Jeff Schaller, Woman in Black
Black dominates this painting; it is within this black where color and texture play. There is more: cooler black dots repeat against a flat field of warm black speckled with bright pink. Warm black then swirls with red highlights. The smoothness of the background creates a surface shine for yet another shade of black splattered on top. A spontaneous texture subtly leads around this sea of blacks merging into the woman’s black dress. Black is no longer an empty void that surrounds the woman. It is the space that holds the viewer captive.
Nancy Natale, Blues for Etta
In regard to the color, I wanted to use some powerful blues with color that came from blue record album covers, some painted over with encaustic gesso and others with blue encaustic paints,to make even deeper blues. The brown colors I developed were just as important since they contrast with and enhance the blues. The dense brown/black of tarpaper and the sheen of copper also contribute to the play of light across the work.
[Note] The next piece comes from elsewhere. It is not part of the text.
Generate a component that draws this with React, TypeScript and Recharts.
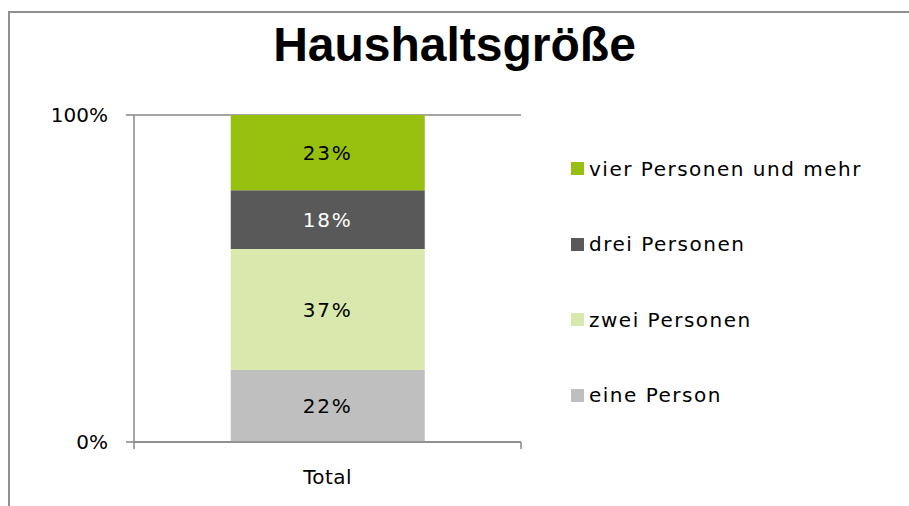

Gregory Wright, Visceral Response
In my series Forces, I explore what compels us and the motives behind our actions. These can be represented and defined by various colors. Red is the color of passion and emotion; it evokes a visceral response. Orange is the color of warmth, growth, and expansion; it provides a fertile ground for development. Yellow symbolizes clarity, truth and intellect deep within; it can awaken the soul. I incorporate these philosophies to influence my imagery.